Cette bataille, c’est la « lutte finale » engagée par un progressisme à bout de souffle mais qui tient encore énormément de leviers culturels, politiques, économiques, financiers; et qui peut compter sur les organisations internationales et supranationales pour rendre très difficile au conservatisme, son principal adversaire, de reconquérir la nation. Cette guerre n’est pas seulement française, elle se déroule dans toutes les nations occidentales: mais elle peut tourner différemment dans chaque nation. Pour l’instant, on observe que le progressisme tient mieux ses positions en France que dans d’autres pays: il est en train de lâcher prise aux Etats-Unis, en Grande-Bretagne, en Hongrie, en Italie; mais il résiste, en France. Ceci s’explique par le premier tournant conservateur français manqué, celui de Nicolas Sarkozy entre 2007 et 2012. Ceci s’explique ensuite par l’incapacité des droites à s’unir, jusqu’à maintenant, pour peser face à Emmanuel Macron. 

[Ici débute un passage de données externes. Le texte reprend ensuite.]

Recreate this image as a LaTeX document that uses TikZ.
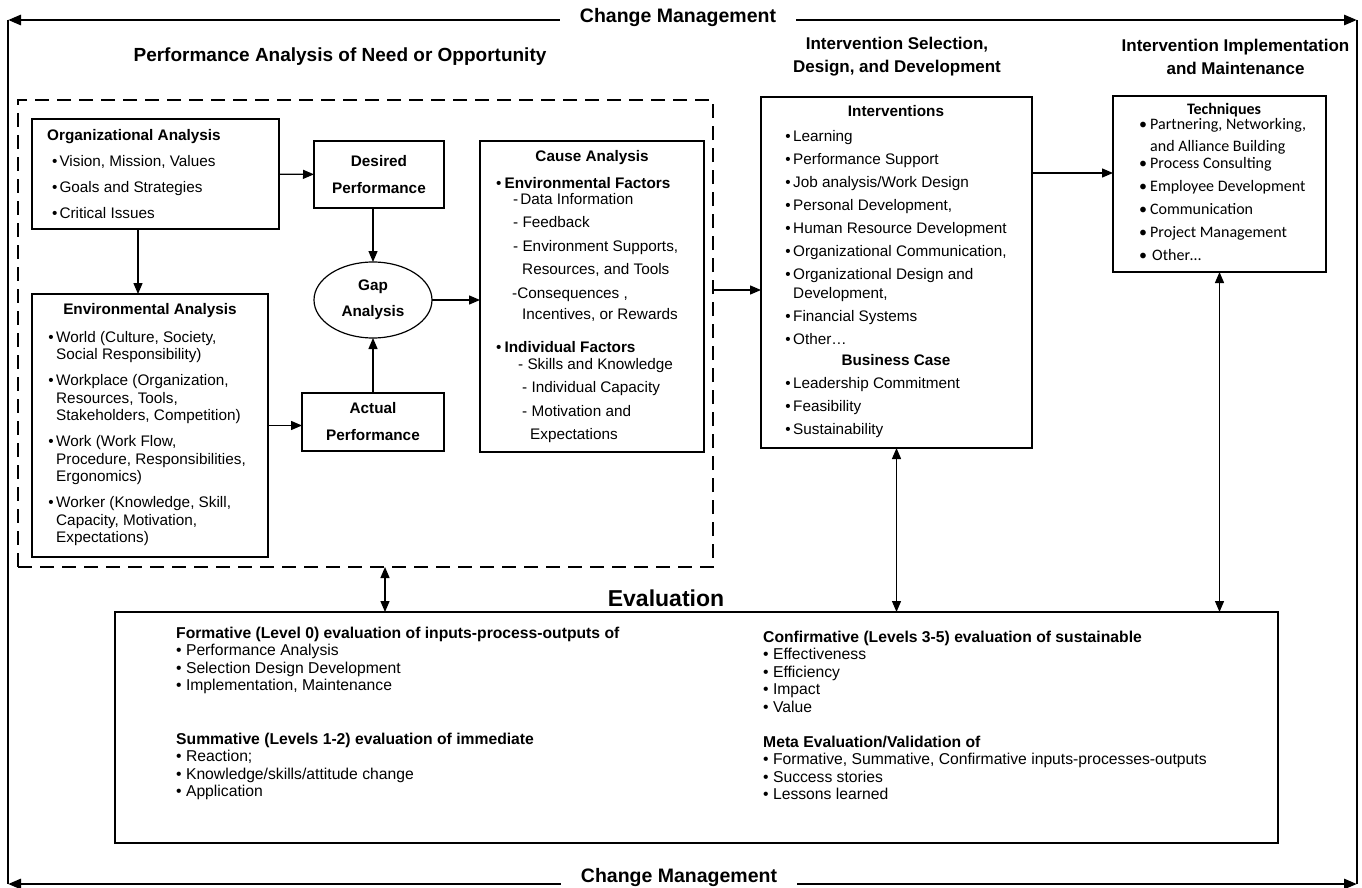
\documentclass[tikz,border=0pt]{standalone}
\usepackage{fontspec}
\setmainfont{Liberation Sans}
\newfontfamily\techfont{Carlito}
\usetikzlibrary{arrows.meta,shapes.geometric,positioning}
\newcommand{\topline}{\rule{0pt}{12pt}}
\newcommand{\pbul}{\llap{•\hspace{2.5pt}}}
\begin{document}
\begin{tikzpicture}[x=1pt,y=-1pt,
  box/.style={draw,line width=1.2pt,inner sep=0pt,outer sep=0pt},
  dashbox/.style={draw,line width=2.5pt,dash pattern=on 14pt off 8pt,inner sep=0pt,outer sep=0pt},
  arr/.style={line width=1.3pt,-{Triangle[length=11pt,width=9pt]}},
  darr/.style={line width=1.3pt,{Triangle[length=11pt,width=9pt]}-{Triangle[length=11pt,width=9pt]}},
  frameline/.style={line width=2.8pt},
  farr/.style={frameline,-{Triangle[length=13pt,width=10pt]}},
  body/.style={font=\fontsize{15.3}{17.5}\selectfont,align=left,anchor=north west,inner sep=0pt},
  evalbody/.style={body,font=\fontsize{15.7}{17.5}\selectfont},
  bhead/.style={font=\fontsize{15.3}{17.5}\selectfont\bfseries,anchor=base,inner sep=0pt},
  twoline/.style={font=\fontsize{15.3}{27}\selectfont\bfseries,align=center},
  sectitle/.style={font=\fontsize{17}{23}\selectfont\bfseries,align=center},
  mgmt/.style={font=\fontsize{19.5}{20}\selectfont\bfseries,inner xsep=20pt}]
\useasboundingbox (0,0) rectangle (1362,888);

% change management frame
\coordinate (tl) at (8,20);
\coordinate (tr) at (1357,20);
\coordinate (bl) at (8,884);
\coordinate (br) at (1357,884);
\node[mgmt] (cmtop) at (678,18) {Change Management};
\node[mgmt] (cmbot) at (679,877) {Change Management};
\draw[farr] (tl -| cmtop.west) -- (tl);
\draw[farr] (tr -| cmtop.east) -- (tr);
\draw[farr] (bl -| cmbot.west) -- (bl);
\draw[farr] (br -| cmbot.east) -- (br);
\draw[frameline] (tl) -- (bl);
\draw[frameline] (tr) -- (br);

% section titles
\node[sectitle,font=\fontsize{19}{23}\selectfont\bfseries] (patitle) at (340,57) {Performance Analysis of Need or Opportunity};
\node[sectitle] (istitle) at (897,57) {Intervention Selection,\\Design, and Development};
\node[sectitle] (imtitle) at (1235.5,57) {Intervention Implementation\\and Maintenance};

% performance analysis
\node[dashbox,minimum width=695,minimum height=467] (pa) at (365.5,333.5) {};
\node[box,minimum width=247,minimum height=110] (org) at (155.5,174) {};
\node[body,font=\fontsize{15.3}{26}\selectfont] (orgtext) at (47,128) {\topline\textbf{Organizational Analysis}\\
  \hspace*{5pt}•\hspace{2pt}Vision, Mission, Values\\
  \hspace*{5pt}•\hspace{2pt}Goals and Strategies\\
  \hspace*{5pt}•\hspace{2pt}Critical Issues};
\node[box,twoline,minimum width=130,minimum height=67] (des) at (379,174.5) {Desired\\Performance};
\node[draw,line width=1.2pt,ellipse,minimum width=118,minimum height=76,inner sep=0pt,outer sep=0pt,
  font=\fontsize{15.3}{26}\selectfont\bfseries,align=center] (gap) at (373,300) {Gap\\Analysis};
\node[box,twoline,minimum width=142,minimum height=58] (act) at (373,422) {Actual\\Performance};
\node[box,minimum width=236,minimum height=263] (env) at (150,425.5) {};
\node[bhead] (envtitle) at (150,314) {Environmental Analysis};
\node[body] (envtext) at (56,330) {\topline\pbul World (Culture, Society,\\
  Social Responsibility)\\[8.5pt]
  \pbul Workplace (Organization,\\
  Resources, Tools,\\
  Stakeholders, Competition)\\[8.5pt]
  \pbul Work (Work Flow,\\
  Procedure, Responsibilities,\\
  Ergonomics)\\[8.5pt]
  \pbul Worker (Knowledge, Skill,\\
  Capacity, Motivation,\\
  Expectations)};
\node[box,minimum width=224,minimum height=311] (cause) at (592,296.5) {};
\node[bhead] (causetitle) at (592,161) {Cause Analysis};
\node[body,font=\fontsize{15.3}{23.5}\selectfont] (causetext) at (496,176) {\topline•\hspace{3pt}\textbf{Environmental Factors}\\[-7.5pt]
  \hspace*{17pt}-\hspace{2pt}Data Information\\
  \hspace*{17pt}- Feedback\\
  \hspace*{17pt}- Environment Supports,\\
  \hspace*{26pt}Resources, and Tools\\
  \hspace*{16pt}-Consequences ,\\[-2pt]
  \hspace*{26pt}Incentives, or Rewards\\[9pt]
  •\hspace{3pt}\textbf{Individual Factors}\\[-6.5pt]
  \hspace*{22pt}- Skills and Knowledge\\
  \hspace*{26pt}- Individual Capacity\\
  \hspace*{26pt}- Motivation and\\
  \hspace*{34pt}Expectations};

% intervention selection
\node[box,minimum width=271,minimum height=351] (iv) at (896.5,272.5) {};
\node[bhead] (ivtitle) at (896,117) {Interventions};
\node[body,font=\fontsize{15.3}{23}\selectfont] (ivtext) at (793,129) {\topline\pbul Learning\\
  \pbul Performance Support\\
  \pbul Job analysis/Work Design\\
  \pbul Personal Development,\\
  \pbul Human Resource Development\\
  \pbul Organizational Communication,\\
  \pbul Organizational Design and\\[-4pt]
  Development,\\
  \pbul Financial Systems\\
  \pbul Other…};
\node[bhead] (bctitle) at (896,365) {Business Case};
\node[body,font=\fontsize{15.3}{23}\selectfont] (bctext) at (793,376) {\topline\pbul Leadership Commitment\\
  \pbul Feasibility\\
  \pbul Sustainability};

% intervention implementation
\node[box,minimum width=213,minimum height=176] (tech) at (1219.5,184) {};
\node[bhead,font=\techfont\fontsize{16}{23}\selectfont\bfseries] (techtitle) at (1224,115) {Techniques};
\node[body,font=\techfont\fontsize{16}{23}\selectfont] (techtext) at (1150,117.5) {\topline\llap{•\hspace{3pt}}Partnering, Networking,\\[-1pt]
  and Alliance Building\\[-6pt]
  \llap{•\hspace{3pt}}Process Consulting\\
  \llap{•\hspace{3pt}}Employee Development\\
  \llap{•\hspace{3pt}}Communication\\
  \llap{•\hspace{3pt}}Project Management\\
  \llap{•\hspace{3pt}}\hspace{2pt}Other…};

% evaluation
\node[box,minimum width=1163,minimum height=231] (eval) at (696.5,727.5) {};
\node[font=\fontsize{23}{25}\selectfont\bfseries] (evaltitle) at (666,598) {Evaluation};
\node[evalbody] (formative) at (176,626) {\topline\textbf{Formative (Level 0) evaluation of inputs-process-outputs of}\\
  • Performance Analysis\\
  • Selection Design Development\\
  • Implementation, Maintenance};
\node[evalbody] (summative) at (176,732) {\topline\textbf{Summative (Levels 1-2) evaluation of immediate}\\
  • Reaction;\\
  • Knowledge/skills/attitude change\\
  • Application};
\node[evalbody] (confirm) at (763,630) {\topline\textbf{Confirmative (Levels 3-5) evaluation of sustainable}\\
  • Effectiveness\\
  • Efficiency\\
  • Impact\\
  • Value};
\node[evalbody] (meta) at (763,735) {\topline\textbf{Meta Evaluation/Validation of}\\
  • Formative, Summative, Confirmative inputs-processes-outputs\\
  • Success stories\\
  • Lessons learned};

% connectors
\draw[arr] (org) -- (des);
\coordinate (orgout) at ([xshift=-17.5pt]org.south);
\draw[arr] (orgout) -- (orgout |- env.north);
\draw[arr] (des.south -| gap.north) -- (gap.north);
\draw[arr] (act) -- (gap);
\draw[arr] (env.east) -- (env.east -| act.west);
\draw[arr] (gap) -- (gap -| cause.west);
\coordinate (paout) at ([yshift=43.5pt]pa.east);
\draw[arr] (paout) -- (paout -| iv.west);
\coordinate (ivout) at ([yshift=99.5pt]iv.east);
\draw[arr] (ivout) -- (ivout -| tech.west);
\coordinate (paeval) at ([xshift=19.5pt]pa.south);
\draw[darr] (paeval) -- (paeval |- eval.north);
\draw[darr] (iv.south) -- (iv.south |- eval.north);
\draw[darr] (tech.south) -- (tech.south |- eval.north);
\end{tikzpicture}
\end{document}
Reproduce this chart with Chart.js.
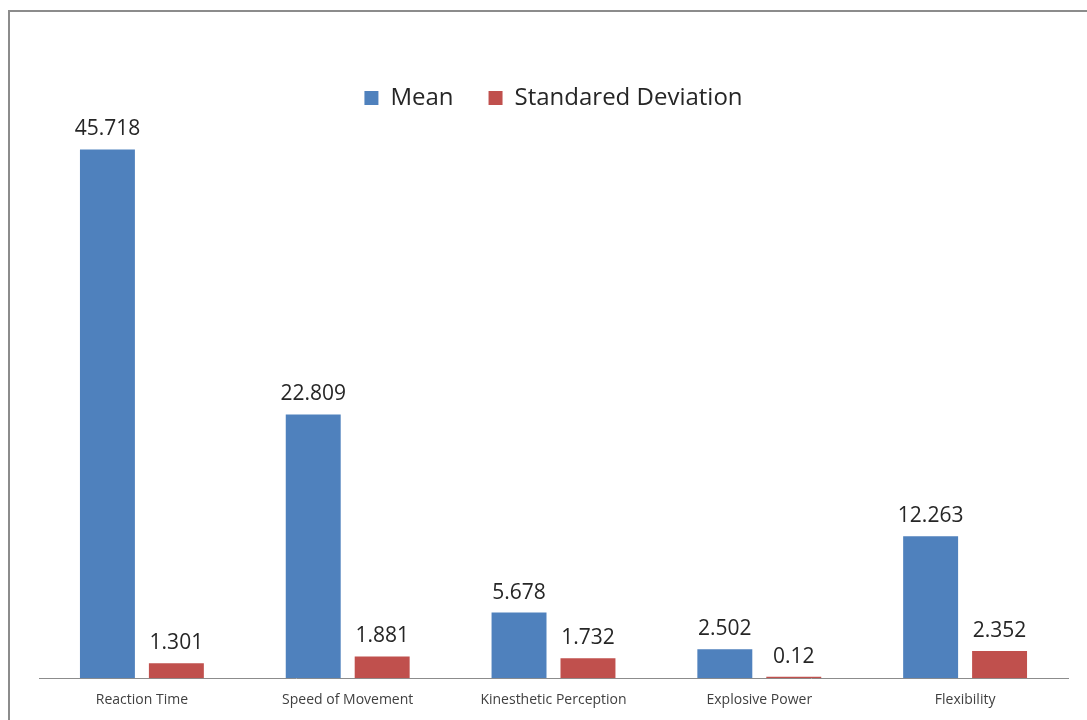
<!DOCTYPE html>
<html lang="en">
<head>
  <meta charset="UTF-8" />
  <title>Mean and Standard Deviation</title>
  <script src="https://cdn.jsdelivr.net/npm/chart.js"></script>
  <style>
    body { margin: 0; background: #fff; }
    .wrap { position: relative; width: 1087px; height: 720px; }
    .frame {
      position: absolute; left: 8px; top: 10px; width: 1200px; height: 800px;
      border-left: 2px solid #8c8c8c; border-top: 2px solid #8c8c8c;
      pointer-events: none;
    }
  </style>
</head>
<body>
<div class="wrap">
  <canvas id="chart" width="1087" height="720"></canvas>
  <div class="frame"></div>
</div>
<script>
  const categories = ['Reaction Time', 'Speed of Movement', 'Kinesthetic Perception', 'Explosive Power', 'Flexibility'];
  const meanValues = [45.718, 22.809, 5.678, 2.502, 12.263];
  const sdValues = [1.301, 1.881, 1.732, 0.12, 2.352];

  // value labels above each bar
  const valueLabels = {
    id: 'valueLabels',
    afterDatasetsDraw(chart) {
      const ctx = chart.ctx;
      ctx.save();
      ctx.font = '21px "Open Sans", sans-serif';
      ctx.fillStyle = '#262626';
      ctx.textAlign = 'center';
      ctx.textBaseline = 'middle';
      chart.data.datasets.forEach((ds, i) => {
        chart.getDatasetMeta(i).data.forEach((bar, j) => {
          ctx.fillText(String(ds.data[j]), bar.x, bar.y - 20);
        });
      });
      ctx.restore();
    }
  };

  // fixed legend height so the plot top stays put
  const legendSpace = {
    id: 'legendSpace',
    beforeInit(chart) {
      const fit = chart.legend.fit;
      chart.legend.fit = function () {
        fit.bind(chart.legend)();
        this.height = 72;
      };
    }
  };

  new Chart(document.getElementById('chart'), {
    type: 'bar',
    data: {
      labels: categories,
      datasets: [
        { label: 'Mean', data: meanValues, backgroundColor: '#4f81bd' },
        { label: 'Standared Deviation', data: sdValues, backgroundColor: '#c0504d' }
      ]
    },
    options: {
      responsive: false,
      animation: false,
      categoryPercentage: 0.67,
      barPercentage: 0.797,
      layout: { padding: { left: 39, right: 19, top: 51, bottom: 7 } },
      plugins: {
        legend: {
          labels: {
            boxWidth: 14, boxHeight: 14, padding: 35,
            color: '#262626',
            font: { size: 24, family: '"Open Sans", sans-serif' }
          }
        },
        tooltip: { enabled: false }
      },
      scales: {
        x: {
          grid: { display: false },
          border: { color: '#8c8c8c', width: 1 },
          ticks: { color: '#404040', padding: 5, font: { size: 14, family: '"Open Sans", sans-serif' } }
        },
        y: {
          display: false,
          min: 0,
          max: 48
        }
      }
    },
    plugins: [valueLabels, legendSpace]
  });
</script>
</body>
</html>
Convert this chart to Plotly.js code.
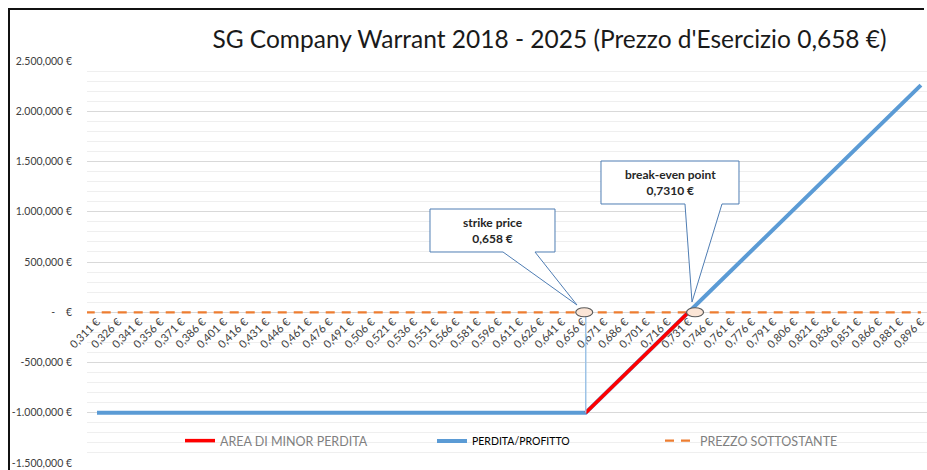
<!DOCTYPE html>
<html><head><meta charset="utf-8">
<script src="https://cdn.plot.ly/plotly-3.0.1.min.js"></script>
<style>
html,body{margin:0;padding:0;background:#fff;}
#chart{width:927px;height:470px;}
#frame{position:absolute;left:8px;top:8px;width:914px;height:470px;border-top:2px solid #111;border-left:2px solid #111;pointer-events:none;}
</style>
</head><body>
<div id="chart"></div><div id="frame"></div>
<script>
// ---- data ----
const tickPrices = [0.311,0.326,0.341,0.356,0.371,0.386,0.401,0.416,0.431,0.446,0.461,0.476,0.491,0.506,0.521,0.536,0.551,0.566,0.581,0.596,0.611,0.626,0.641,0.656,0.671,0.686,0.701,0.716,0.731,0.746,0.761,0.776,0.791,0.806,0.821,0.836,0.851,0.866,0.881,0.896];
const tickLabels = ['0,311 €','0,326 €','0,341 €','0,356 €','0,371 €','0,386 €','0,401 €','0,416 €','0,431 €','0,446 €','0,461 €','0,476 €','0,491 €','0,506 €','0,521 €','0,536 €','0,551 €','0,566 €','0,581 €','0,596 €','0,611 €','0,626 €','0,641 €','0,656 €','0,671 €','0,686 €','0,701 €','0,716 €','0,731 €','0,746 €','0,761 €','0,776 €','0,791 €','0,806 €','0,821 €','0,836 €','0,851 €','0,866 €','0,881 €','0,896 €'];

// PERDITA/PROFITTO (profit/loss) breakpoints
const plPrice = [0.311, 0.658, 0.896];
const plValue = [-1000000, -1000000, 2260000];
// AREA DI MINOR PERDITA
const lossPrice = [0.658, 0.731];
const lossValue = [-1000000, 0];
// PREZZO SOTTOSTANTE
const underPrice = [0.303, 0.896];
const underValue = [0, 0];

const strikePrice = 0.658;
const breakEven = 0.731;

const yTicks = [-1500000,-1000000,-500000,0,500000,1000000,1500000,2000000,2500000];
const yTickText = ['-1.500,000 €','-1.000,000 €','-500,000 €','-\u00a0\u00a0\u00a0\u00a0€','500,000 €','1.000,000 €','1.500,000 €','2.000,000 €','2.500,000 €'];

// ---- layout helpers (pixel -> paper) ----
const L = 87, T = 61, W = 840, H = 402;
const px = x => (x - L) / W;
const py = y => (T + H - y) / H;
const path = pts => 'M' + pts.map(p => px(p[0]).toFixed(5) + ',' + py(p[1]).toFixed(5)).join(' L') + ' Z';

const FONT = 'Lato, "Open Sans", sans-serif';

const traces = [
  {x: underPrice, y: underValue, mode: 'lines', name: 'PREZZO SOTTOSTANTE', legend: 'legend3',
   line: {color: '#ED7D31', width: 2.25, dash: '9px,7px'}, hoverinfo: 'skip'},
  {x: plPrice, y: plValue, mode: 'lines', name: 'PERDITA/PROFITTO', legend: 'legend2',
   line: {color: '#5B9BD5', width: 4}, hoverinfo: 'skip'},
  {x: lossPrice, y: lossValue, mode: 'lines', name: 'AREA DI MINOR PERDITA', legend: 'legend',
   line: {color: '#FF0000', width: 3.5}, hoverinfo: 'skip'}
];

const calloutStyle = {type: 'path', xref: 'paper', yref: 'paper', fillcolor: '#ffffff', line: {color: '#4F7DB3', width: 1}, layer: 'above'};

const layout = {
  width: 927, height: 470,
  paper_bgcolor: '#ffffff', plot_bgcolor: '#ffffff',
  margin: {l: L, r: 0, t: T, b: 470 - T - H},
  title: {text: "SG Company Warrant 2018 - 2025 (Prezzo d'Esercizio 0,658 €)",
    font: {family: FONT, size: 24.5, color: '#1a1a1a'},
    xref: 'container', x: 549.5 / 927, xanchor: 'center',
    yref: 'container', y: 1 - 39.5 / 470, yanchor: 'middle'},
  xaxis: {range: [0.3039, 0.9003], anchor: 'free', position: 0.375,
    tickmode: 'array', tickvals: tickPrices, ticktext: tickLabels, tickangle: -45,
    showgrid: false, zeroline: false, showline: false, ticks: '',
    tickfont: {family: FONT, size: 11, color: '#404040'}, automargin: false, fixedrange: true},
  yaxis: {range: [-1500000, 2500000], tickmode: 'array', tickvals: yTicks, ticktext: yTickText,
    showgrid: true, gridcolor: '#d9d9d9', gridwidth: 1, zeroline: false, showline: false, ticks: '',
    minor: {tickmode: 'linear', tick0: 0, dtick: 100000, showgrid: true, gridcolor: '#efefef', gridwidth: 1, ticks: ''},
    ticklabelstandoff: 14,
    tickfont: {family: FONT, size: 10.5, color: '#404040'}, automargin: false, fixedrange: true},
  showlegend: true,
  legend: {x: px(180), xanchor: 'left', y: py(441), yanchor: 'middle', orientation: 'h', bgcolor: 'rgba(0,0,0,0)',
    itemwidth: 30, font: {family: FONT, size: 12.5, color: '#7f7f7f'}},
  legend2: {x: px(432), xanchor: 'left', y: py(441), yanchor: 'middle', orientation: 'h', bgcolor: 'rgba(0,0,0,0)',
    itemwidth: 30, font: {family: FONT, size: 10.5, color: '#000000'}},
  legend3: {x: px(660), xanchor: 'left', y: py(441), yanchor: 'middle', orientation: 'h', bgcolor: 'rgba(0,0,0,0)',
    itemwidth: 30, font: {family: FONT, size: 12.5, color: '#7f7f7f'}},
  shapes: [
    // drop line at strike
    {type: 'line', xref: 'x', yref: 'y', x0: strikePrice, x1: strikePrice, y0: 0, y1: -1000000,
     line: {color: '#9DC3E6', width: 1.5}, layer: 'above'},
    // callouts
    Object.assign({path: path([[430,209],[555,209],[555,252],[535,252],[577,305],[503,252],[430,252]])}, calloutStyle),
    Object.assign({path: path([[601,161],[739,161],[739,204],[722,204],[692,302],[685,204],[601,204]])}, calloutStyle),
    // markers on the zero line
    {type: 'circle', xref: 'x', yref: 'y', xsizemode: 'pixel', ysizemode: 'pixel',
     xanchor: strikePrice, yanchor: 0, x0: -10, x1: 7, y0: -4.5, y1: 4.5,
     fillcolor: '#FBE5D6', line: {color: '#595959', width: 1.2}, layer: 'above'},
    {type: 'circle', xref: 'x', yref: 'y', xsizemode: 'pixel', ysizemode: 'pixel',
     xanchor: breakEven, yanchor: 0, x0: -2, x1: 15, y0: -4.5, y1: 4.5,
     fillcolor: '#FBE5D6', line: {color: '#595959', width: 1.2}, layer: 'above'}
  ],
  annotations: [
    {xref: 'paper', yref: 'paper', x: px(492.5), y: py(231), xanchor: 'center', yanchor: 'middle',
     text: '<b>strike price</b><br><b>0,658 €</b>', showarrow: false,
     font: {family: FONT, size: 12, color: '#262626'}},
    {xref: 'paper', yref: 'paper', x: px(670), y: py(182.5), xanchor: 'center', yanchor: 'middle',
     text: '<b>break-even point</b><br><b>0,7310 €</b>', showarrow: false,
     font: {family: FONT, size: 12, color: '#262626'}}
  ]
};

Plotly.newPlot('chart', traces, layout, {displayModeBar: false, staticPlot: true});
</script>
</body></html>
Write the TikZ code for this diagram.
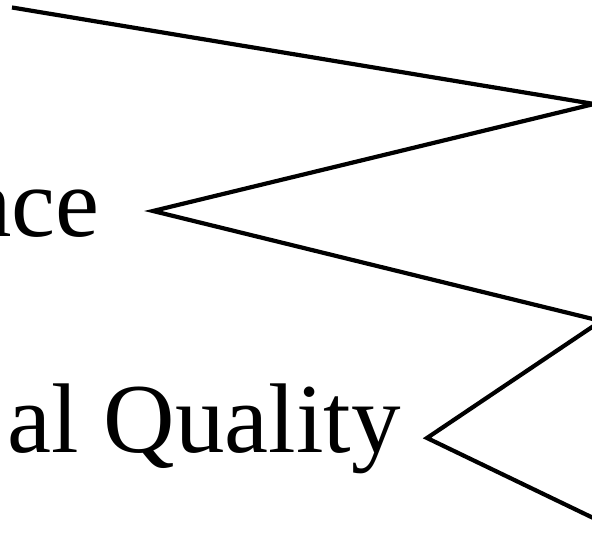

Il existe une voie du rassemblement des droites, permettant de faire travailler ensemble les droites nationaliste, conservatrice, entrepreneuriale, catholique sociale. Mais cela doit commencer par l’arrêt des anathèmes: il ne peut pas y avoir d’interdiction à travailler avec un tel ou un tel. Il n’est ni scandaleux ni irréaliste qu’un conservateur, un gaulliste, un libéral classique et un populiste essaient de trouver un langage commun. Surtout, il faut cesser d’agiter cet épouvantail à moineaux qu’est « le libéralisme ». De quoi parle-t-on? Le libéralisme est une famille extrêmement diverse. Il y a un libéralisme politique: et qui prétendra que nous n’avons pas besoin de revenir à un renforcement du parlementarisme dans nos institutions? Il y a un libéralisme économique: qui affirmera qu’Emmanuel Macron est un défenseur de la libre entreprise au-delà de sa défense du capitalisme de connivence et d’un discours très superficiel sur l’innovation et les start-ups? Pourquoi ne pourrait—on pas être libéral, authentiquement, et de droite?  Au contraire, au moment où nous sommes menacés de censure progressiste systématique sur les réseaux sociaux, il va falloir se dresser pour défendre les libertés. Si la droite veut gagner, elle doit s’emparer de ce thème: c’est d’autant plus vital que nous n’avons plus affaire, comme dans les années 1980, à un totalitarisme situé de l’autre côté d’un « rideau de fer ». Nous avons affaire à la mise en place du « Meilleur des mondes » et du « Camp des Saints » sur notre propre territoire ! Nous n’avons plus affaire, comme en 1940, à un ennemi militairement organisé mais à une internationale progressiste tentant de construire des monopoles, en particulier en termes de finance et de big data, et ayant de plus en plus ouvertement recours aux services d’une armée de réserve, l’immigration de masse et d’un « intelligence service », les groupes porteurs de toutes les idéologies de gauche et d’extrême gauche: théoriciens du genre, formulateurs de la mauvaise conscience occidentale et prophètes de l’apocalypse climatique. Contre ce front, à la fois insaisissable et structuré, il va falloir faire preuve d’imagination et de cohésion. 

Peut-être, pour clarifier le débat, faut-il parler d’individualisme et le dénoncer ! Si c’est ce que veut dire Patrick Buisson, alors oui, la droite se distingue par son refus d’un individualisme absolu. Mais une connaissance, même superficielle, de l’entreprise, doit faire comprendre qu’on n’a pas beaucoup de chance d’y réussir quand on est un individualiste pur. Il est temps de sortir des mots-valises et des phraséologies stéréotypées. 

Il est temps de comprendre que de plus en plus d’entrepreneurs redécouvre l’importance du capital culturel et de l’appartenance nationale dans le développement de leur activité. Ecoutez Boris Johnson faire rêver sur les capacités héritées et le potentiel d’innovation, tout à la fois, de l’économie britannique à l’échelle d’une génération ! Ecoutez, plus modestement, comment se déploie le débat économique au sein de LR, pour la succession de Laurent Wauquiez: soudain, une partie de la droite libérale redécouvre la notion de protection! Nous sommes encore très loin du but; à vrai dire, la reconstruction ne fait que commencer. Il va falloir patience, écoute réciproque et inventivité.